*Exercise:*
Retype the whole listing verbatim and keep the pictures out of it.

>> Start

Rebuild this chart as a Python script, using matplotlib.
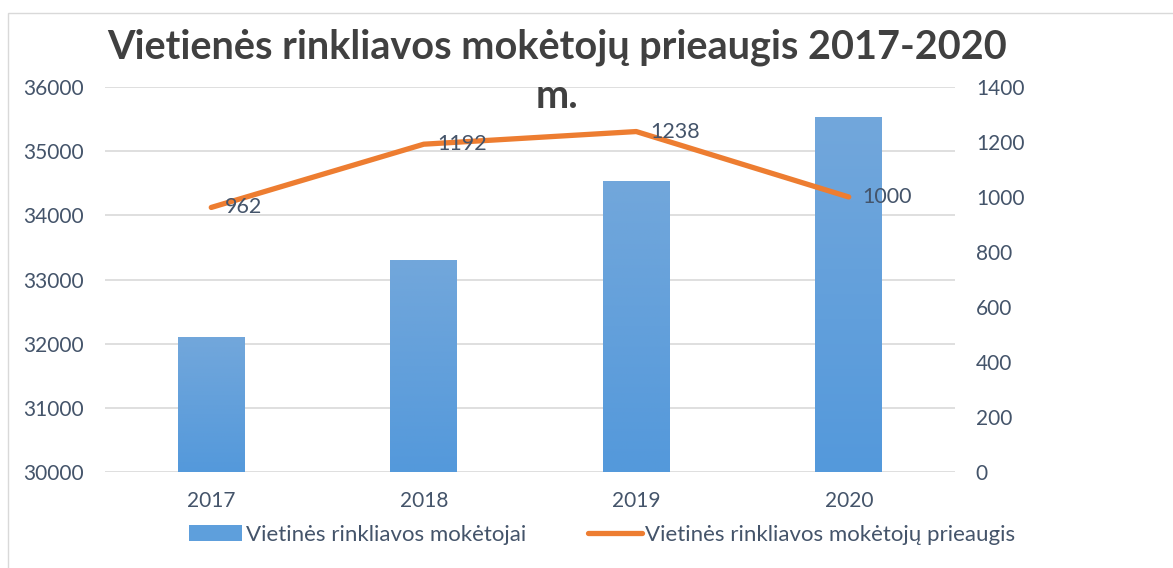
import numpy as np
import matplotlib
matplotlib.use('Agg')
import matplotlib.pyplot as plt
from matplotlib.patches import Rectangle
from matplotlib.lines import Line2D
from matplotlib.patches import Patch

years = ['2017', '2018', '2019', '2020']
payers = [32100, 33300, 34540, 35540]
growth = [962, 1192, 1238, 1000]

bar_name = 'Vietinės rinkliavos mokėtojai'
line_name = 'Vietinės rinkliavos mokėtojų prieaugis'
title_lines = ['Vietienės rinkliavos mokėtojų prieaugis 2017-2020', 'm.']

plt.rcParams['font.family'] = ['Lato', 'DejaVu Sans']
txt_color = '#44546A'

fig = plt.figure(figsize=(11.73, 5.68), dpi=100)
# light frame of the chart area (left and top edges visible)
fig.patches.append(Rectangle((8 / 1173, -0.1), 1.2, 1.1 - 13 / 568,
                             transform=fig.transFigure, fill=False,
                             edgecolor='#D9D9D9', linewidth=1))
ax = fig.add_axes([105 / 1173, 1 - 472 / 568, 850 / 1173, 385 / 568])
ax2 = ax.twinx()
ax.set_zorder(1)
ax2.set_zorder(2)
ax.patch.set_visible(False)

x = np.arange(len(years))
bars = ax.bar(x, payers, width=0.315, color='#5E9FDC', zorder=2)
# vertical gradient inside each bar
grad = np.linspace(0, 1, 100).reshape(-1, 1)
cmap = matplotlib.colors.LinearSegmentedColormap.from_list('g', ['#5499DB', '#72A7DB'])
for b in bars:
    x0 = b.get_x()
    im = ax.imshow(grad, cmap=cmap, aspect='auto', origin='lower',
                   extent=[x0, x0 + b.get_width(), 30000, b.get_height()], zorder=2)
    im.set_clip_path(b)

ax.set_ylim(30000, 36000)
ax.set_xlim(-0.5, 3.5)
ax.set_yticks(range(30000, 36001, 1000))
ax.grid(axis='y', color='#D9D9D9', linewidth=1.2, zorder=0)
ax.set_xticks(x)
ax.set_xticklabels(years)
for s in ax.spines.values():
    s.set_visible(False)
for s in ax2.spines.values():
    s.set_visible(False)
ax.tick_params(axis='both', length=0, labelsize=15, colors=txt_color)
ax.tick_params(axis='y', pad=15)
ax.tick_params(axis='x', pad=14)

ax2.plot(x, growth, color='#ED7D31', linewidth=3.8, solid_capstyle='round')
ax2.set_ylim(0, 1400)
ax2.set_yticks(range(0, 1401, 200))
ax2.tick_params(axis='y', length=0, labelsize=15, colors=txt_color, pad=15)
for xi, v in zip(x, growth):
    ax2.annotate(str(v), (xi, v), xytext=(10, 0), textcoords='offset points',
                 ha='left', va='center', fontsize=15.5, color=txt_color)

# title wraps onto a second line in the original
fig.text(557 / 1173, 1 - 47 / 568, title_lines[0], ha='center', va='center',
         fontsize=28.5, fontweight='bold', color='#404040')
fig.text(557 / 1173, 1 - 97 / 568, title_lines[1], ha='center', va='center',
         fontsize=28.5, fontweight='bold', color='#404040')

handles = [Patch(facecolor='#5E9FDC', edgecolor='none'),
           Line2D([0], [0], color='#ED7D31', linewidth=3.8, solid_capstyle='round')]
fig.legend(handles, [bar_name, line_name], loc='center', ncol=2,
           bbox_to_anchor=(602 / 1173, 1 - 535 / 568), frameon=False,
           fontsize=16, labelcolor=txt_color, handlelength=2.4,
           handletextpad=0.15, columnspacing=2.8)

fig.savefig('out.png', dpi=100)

>> End

*Completed exercise:*
Rebuild this chart as a Python script, using matplotlib.
import numpy as np
import matplotlib
matplotlib.use('Agg')
import matplotlib.pyplot as plt
from matplotlib.patches import Rectangle
from matplotlib.lines import Line2D
from matplotlib.patches import Patch

years = ['2017', '2018', '2019', '2020']
payers = [32100, 33300, 34540, 35540]
growth = [962, 1192, 1238, 1000]

bar_name = 'Vietinės rinkliavos mokėtojai'
line_name = 'Vietinės rinkliavos mokėtojų prieaugis'
title_lines = ['Vietienės rinkliavos mokėtojų prieaugis 2017-2020', 'm.']

plt.rcParams['font.family'] = ['Lato', 'DejaVu Sans']
txt_color = '#44546A'

fig = plt.figure(figsize=(11.73, 5.68), dpi=100)
# light frame of the chart area (left and top edges visible)
fig.patches.append(Rectangle((8 / 1173, -0.1), 1.2, 1.1 - 13 / 568,
                             transform=fig.transFigure, fill=False,
                             edgecolor='#D9D9D9', linewidth=1))
ax = fig.add_axes([105 / 1173, 1 - 472 / 568, 850 / 1173, 385 / 568])
ax2 = ax.twinx()
ax.set_zorder(1)
ax2.set_zorder(2)
ax.patch.set_visible(False)

x = np.arange(len(years))
bars = ax.bar(x, payers, width=0.315, color='#5E9FDC', zorder=2)
# vertical gradient inside each bar
grad = np.linspace(0, 1, 100).reshape(-1, 1)
cmap = matplotlib.colors.LinearSegmentedColormap.from_list('g', ['#5499DB', '#72A7DB'])
for b in bars:
    x0 = b.get_x()
    im = ax.imshow(grad, cmap=cmap, aspect='auto', origin='lower',
                   extent=[x0, x0 + b.get_width(), 30000, b.get_height()], zorder=2)
    im.set_clip_path(b)

ax.set_ylim(30000, 36000)
ax.set_xlim(-0.5, 3.5)
ax.set_yticks(range(30000, 36001, 1000))
ax.grid(axis='y', color='#D9D9D9', linewidth=1.2, zorder=0)
ax.set_xticks(x)
ax.set_xticklabels(years)
for s in ax.spines.values():
    s.set_visible(False)
for s in ax2.spines.values():
    s.set_visible(False)
ax.tick_params(axis='both', length=0, labelsize=15, colors=txt_color)
ax.tick_params(axis='y', pad=15)
ax.tick_params(axis='x', pad=14)

ax2.plot(x, growth, color='#ED7D31', linewidth=3.8, solid_capstyle='round')
ax2.set_ylim(0, 1400)
ax2.set_yticks(range(0, 1401, 200))
ax2.tick_params(axis='y', length=0, labelsize=15, colors=txt_color, pad=15)
for xi, v in zip(x, growth):
    ax2.annotate(str(v), (xi, v), xytext=(10, 0), textcoords='offset points',
                 ha='left', va='center', fontsize=15.5, color=txt_color)

# title wraps onto a second line in the original
fig.text(557 / 1173, 1 - 47 / 568, title_lines[0], ha='center', va='center',
         fontsize=28.5, fontweight='bold', color='#404040')
fig.text(557 / 1173, 1 - 97 / 568, title_lines[1], ha='center', va='center',
         fontsize=28.5, fontweight='bold', color='#404040')

handles = [Patch(facecolor='#5E9FDC', edgecolor='none'),
           Line2D([0], [0], color='#ED7D31', linewidth=3.8, solid_capstyle='round')]
fig.legend(handles, [bar_name, line_name], loc='center', ncol=2,
           bbox_to_anchor=(602 / 1173, 1 - 535 / 568), frameon=False,
           fontsize=16, labelcolor=txt_color, handlelength=2.4,
           handletextpad=0.15, columnspacing=2.8)

fig.savefig('out.png', dpi=100)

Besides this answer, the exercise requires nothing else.